Gardening with Galligan: Summer brings blooming daylilies and phlox

CAROL GALLIGAN PHOTO One of my phlox, just coming into bloom. I love that color!
One of my phlox, just coming into bloom. I love that color!

When last we were together, the June solstice had just taken place, the weather was still cool, the nights even cooler and the roses were in bloom. Well, we’re full into summer now and although the weather is still pleasant, the days are warmer and so are the nights. And everywhere, everything is in bloom.

Let’s start with daylilies, otherwise known as hemerocallis. Shelter Island used to be “daylily heaven” before they widened Route 114 and killed most of them. My daughter is still upset because she can’t find any “plain enough” to remind her of back then. She’s right, of course, they are so hybridized now, as to be quite fancy.

I’ve tried to take note of where some of the older ones are still blooming, thinking that maybe in the fall, I can go back and get some seed for her. I have to own up to liking the yellow ones. Stella D’Oro is a favorite. I don’t have enough sun to squander on daylilies but if I did, that would be my first choice. There are fancier ones worth noting as well.

My phlox are in full bloom. Phlox are rightly called “the mainstay of the summer garden.” Hardy, prolific, in a wide range of colors — pale blue, violet, pink, bright red or white ­— it’s hard to imagine summer without them.

Phlox should be planted in spring, spacing the plants 1 to 2 feet apart. If you bought the plants potted, dig a hole twice the size of the pot. Make sure when you put the plant in the hole, that you place it so that the top of the plant remains level with the top of the soil surrounding it. Don’t dump soil against the stem, which will rot it.

All of the border phlox like their soil moist but well-drained and their placement in full to three-quarters sun. If you fertilize heavily, I have found it possible to manage with half sun, but why walk uphill? If you don’t have enough sun, find something that likes what you do have. Giving in to nature is always a fight worth losing.

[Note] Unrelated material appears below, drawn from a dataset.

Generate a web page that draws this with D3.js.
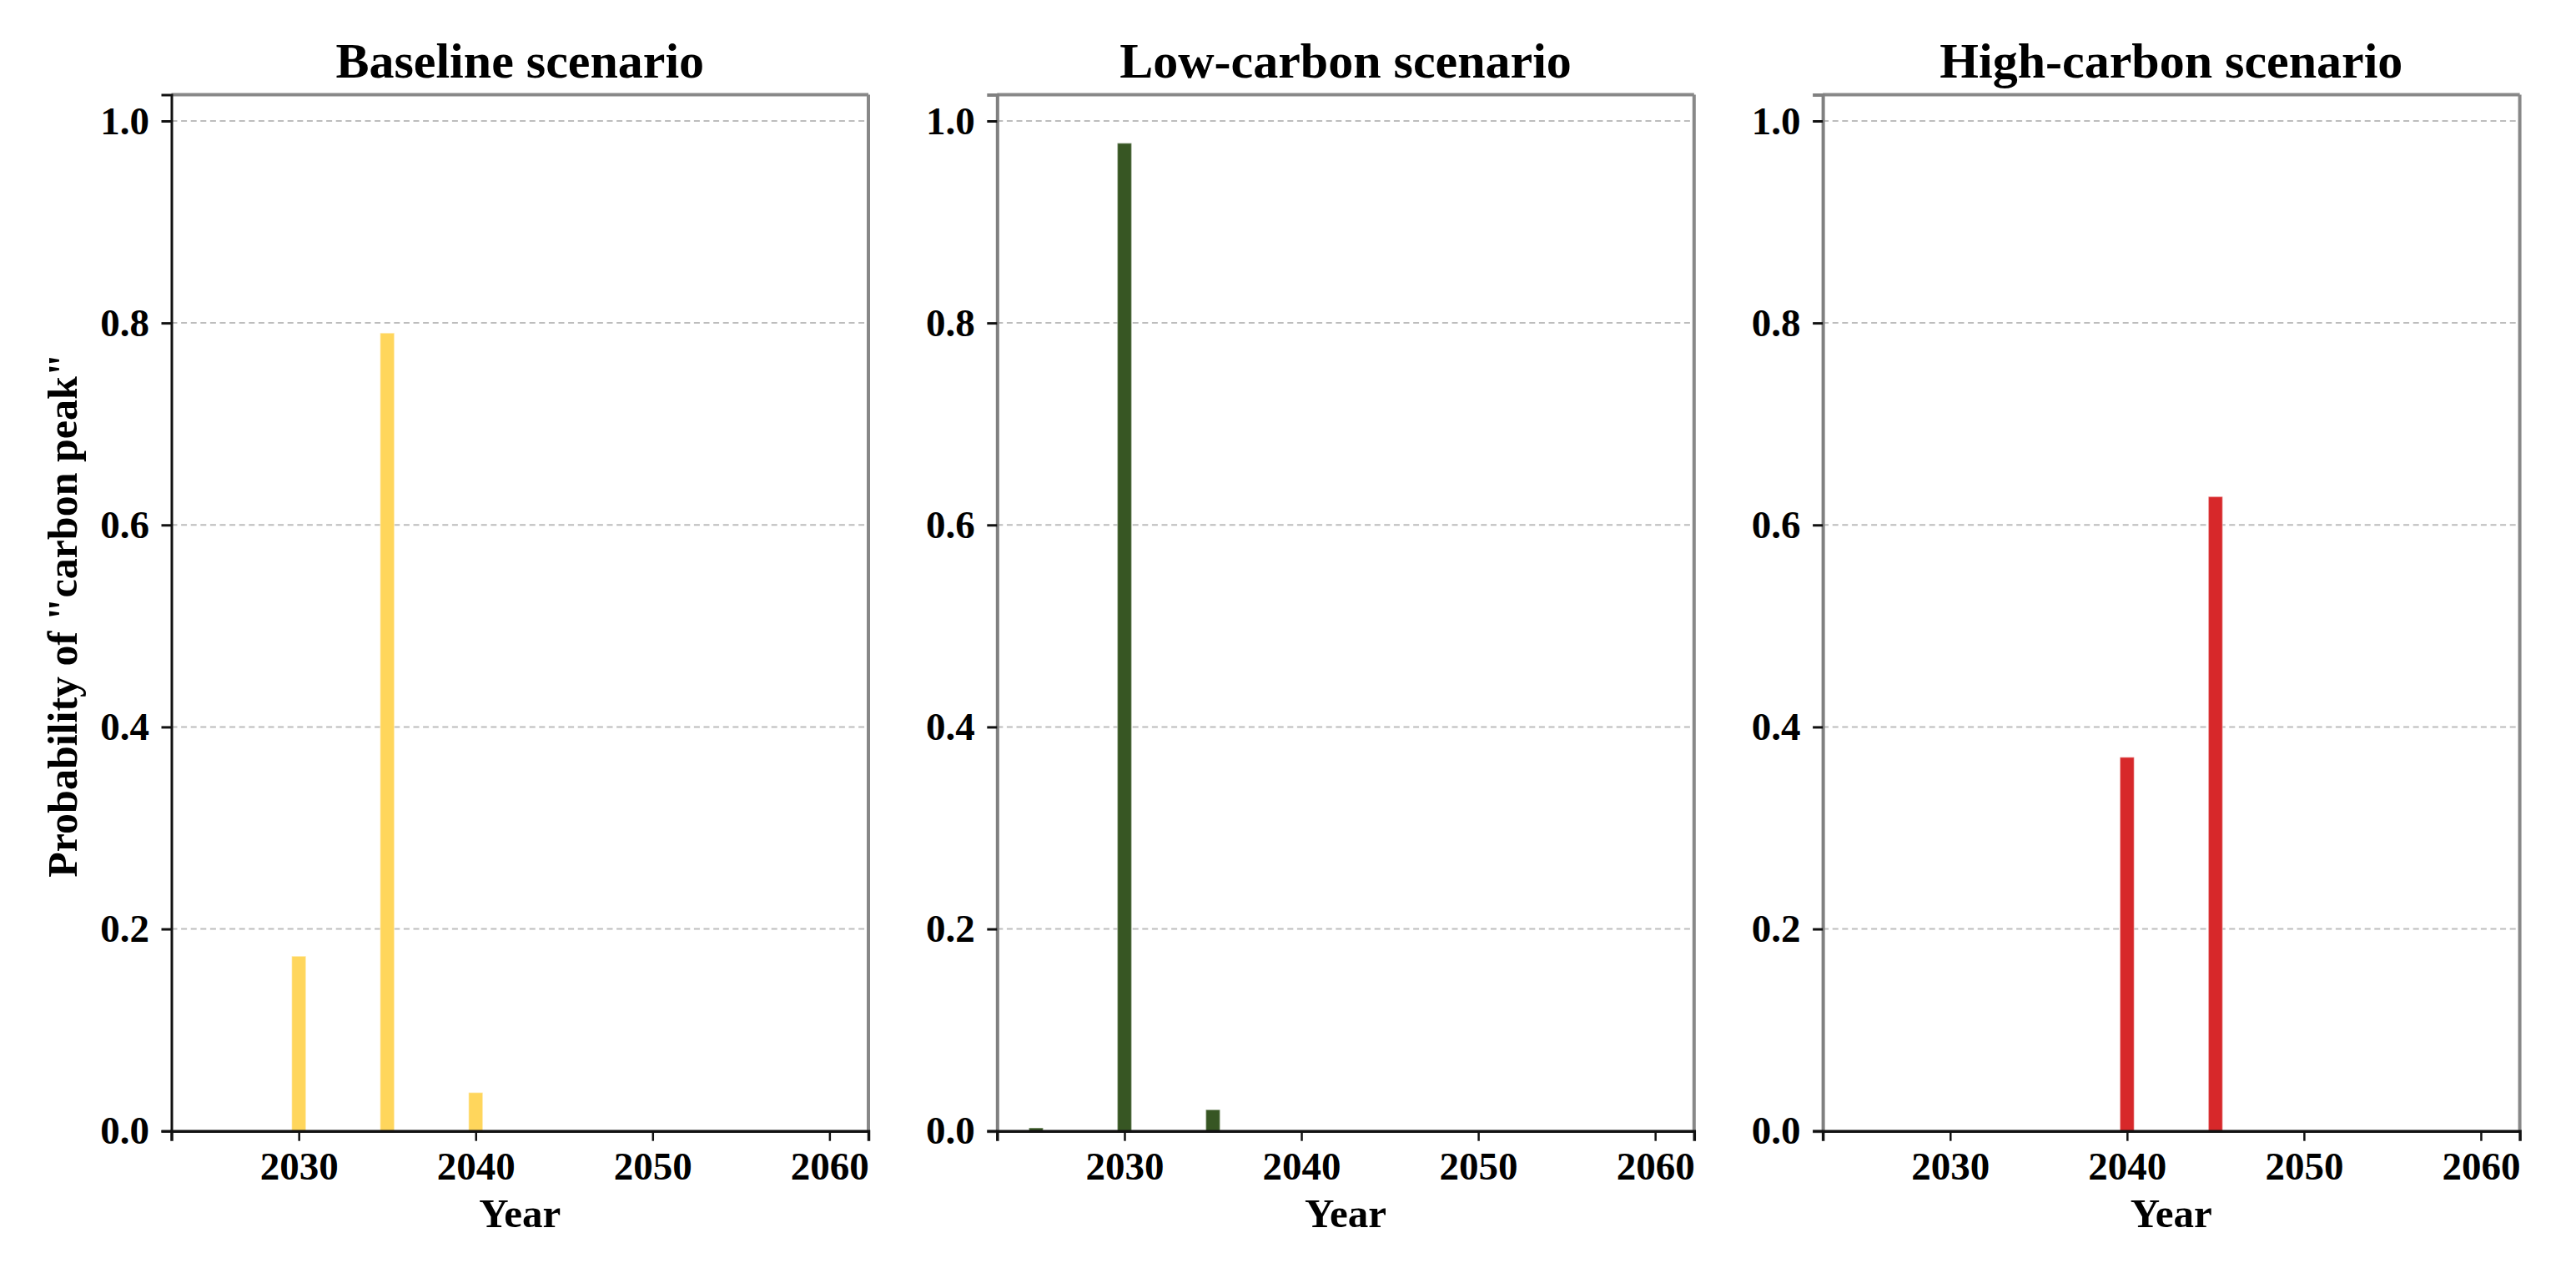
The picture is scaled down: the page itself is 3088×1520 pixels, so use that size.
<!DOCTYPE html>
<html>
<head>
<meta charset="utf-8">
<script src="https://cdn.jsdelivr.net/npm/d3@7"></script>
<style>
  html, body { margin: 0; padding: 0; background: #ffffff; }
  svg { display: block; }
  text { font-family: "Liberation Serif", "Times New Roman", serif; font-weight: bold; fill: #000; }
</style>
</head>
<body>
<svg id="chart" width="3088" height="1520"></svg>
<script>
// ---- data ----
const years = [2025, 2030, 2035, 2040, 2045, 2050, 2055, 2060];
const baselineValues   = [0.000, 0.173, 0.790, 0.038, 0.000, 0.000, 0.000, 0.000];
const lowCarbonValues  = [0.003, 0.978, 0.021, 0.000, 0.000, 0.000, 0.000, 0.000];
const highCarbonValues = [0.000, 0.000, 0.000, 0.370, 0.628, 0.000, 0.000, 0.000];
const panelTitles = ["Baseline scenario", "Low-carbon scenario", "High-carbon scenario"];
const panelColors = ["#FFD65C", "#375623", "#D7282A"];
const xTickValues = [2030, 2040, 2050, 2060];
const yTickValues = [0.0, 0.2, 0.4, 0.6, 0.8, 1.0];
const xLabel = "Year";
const yLabel = "Probability of \"carbon peak\"";

const series = [baselineValues, lowCarbonValues, highCarbonValues];

// ---- layout ----
const svg = d3.select("#chart");
const panelLeft0 = 205.5, panelStep = 989.8, panelW = 835.5;
const plotTop = 113.5, plotBottom = 1355.7;
const barWidthYears = 0.8;

const y = d3.scaleLinear().domain([0, 1.026]).range([plotBottom, plotTop]);

series.forEach((vals, i) => {
  const left = panelLeft0 + i * panelStep;
  const x = d3.scaleLinear().domain([2022.8, 2062.2]).range([left, left + panelW]);
  const g = svg.append("g");

  // grid
  g.selectAll("line.grid").data(yTickValues.filter(v => v > 0)).enter()
    .append("line").attr("class", "grid")
    .attr("x1", left).attr("x2", left + panelW)
    .attr("y1", d => y(d)).attr("y2", d => y(d))
    .attr("stroke", "#bdbdbd").attr("stroke-width", 2)
    .attr("stroke-dasharray", "7,4.6");

  // bars
  const bw = x(2030 + barWidthYears / 2) - x(2030 - barWidthYears / 2);
  g.selectAll("rect.bar").data(years.map((yr, k) => ({ yr, v: vals[k] })).filter(d => d.v > 0))
    .enter().append("rect").attr("class", "bar")
    .attr("x", d => x(d.yr) - bw / 2)
    .attr("width", bw)
    .attr("y", d => y(d.v))
    .attr("height", d => y(0) - y(d.v))
    .attr("fill", panelColors[i])
    .attr("stroke", "#ffffff").attr("stroke-opacity", 0.35).attr("stroke-width", 1.5);

  // top & right spines (gray)
  g.append("line").attr("x1", left).attr("x2", left + panelW).attr("y1", plotTop).attr("y2", plotTop)
    .attr("stroke", "#888").attr("stroke-width", 4);
  g.append("line").attr("x1", left + panelW).attr("x2", left + panelW).attr("y1", plotTop).attr("y2", plotBottom)
    .attr("stroke", "#888").attr("stroke-width", 4);

  // y axis
  const yAxis = d3.axisLeft(y).tickValues(yTickValues).tickFormat(d3.format(".1f"))
    .tickSize(12).tickPadding(14.5);
  const ya = g.append("g").attr("transform", `translate(${left},0)`).call(yAxis);
  ya.select(".domain").attr("stroke", i === 0 ? "#111" : "#808080").attr("stroke-width", i === 0 ? 3 : 4);
  ya.selectAll(".tick line").attr("stroke", "#111").attr("stroke-width", 3);
  ya.selectAll(".tick text").attr("font-size", 47).attr("font-family", "Liberation Serif").attr("font-weight", "bold").attr("fill", "#000");

  // x axis
  const xAxis = d3.axisBottom(x).tickValues(xTickValues).tickFormat(d3.format("d"))
    .tickSize(12).tickPadding(13);
  const xa = g.append("g").attr("transform", `translate(0,${plotBottom})`).call(xAxis);
  xa.select(".domain").attr("stroke", "#111").attr("stroke-width", 3.5);
  xa.selectAll(".tick line").attr("stroke", "#111").attr("stroke-width", 2.5);
  xa.selectAll(".tick text").attr("font-size", 47).attr("font-family", "Liberation Serif").attr("font-weight", "bold").attr("fill", "#000");

  // title
  g.append("text").attr("x", left + panelW / 2).attr("y", 92.5)
    .attr("text-anchor", "middle").attr("font-size", 60).text(panelTitles[i]);

  // x label
  g.append("text").attr("x", left + panelW / 2).attr("y", 1470.5)
    .attr("text-anchor", "middle").attr("font-size", 49).text(xLabel);
});

// y label
svg.append("text")
  .attr("transform", `translate(92,${(plotTop + plotBottom) / 2 + 3}) rotate(-90)`)
  .attr("text-anchor", "middle").attr("font-size", 50).text(yLabel);
</script>
</body>
</html>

On the Island, lilies are either in bloom or coming into bloom. Lilies are reason enough for having a garden! The choices now are extraordinary and endless. Everything but blue but who would want a blue lily?

Years ago when I was still very much a novice, I remember reading that lilies “enjoy some afternoon shade.” For some reason, I was irked by that and wanted to inquire, “And would they care for a cup of tea?” It seemed so fussy. But after growing them for years, I would gladly bring them their afternoon cup of tea.

I can’t think of any flower that actually gives more “bang for the buck.” If you want to cut lilies and bring them indoors, you need to have tall and heavy vases. I have several beauties and although lilies are the only thing for which the vases are used — less than four weeks a year — I still love owning them. If you like orange, and I do, try “African Queen.”

So party on, my fellows. The weather holds so outdoor chores are not hateful. There has been enough rain so no one should be lugging hoses and the rest of the summer’s bloom awaits us.

Chore of the week: You should have done your next-to-last feeding now and if you haven’t, do it! The last one should be scheduled for early August. If you missed one, don’t miss another.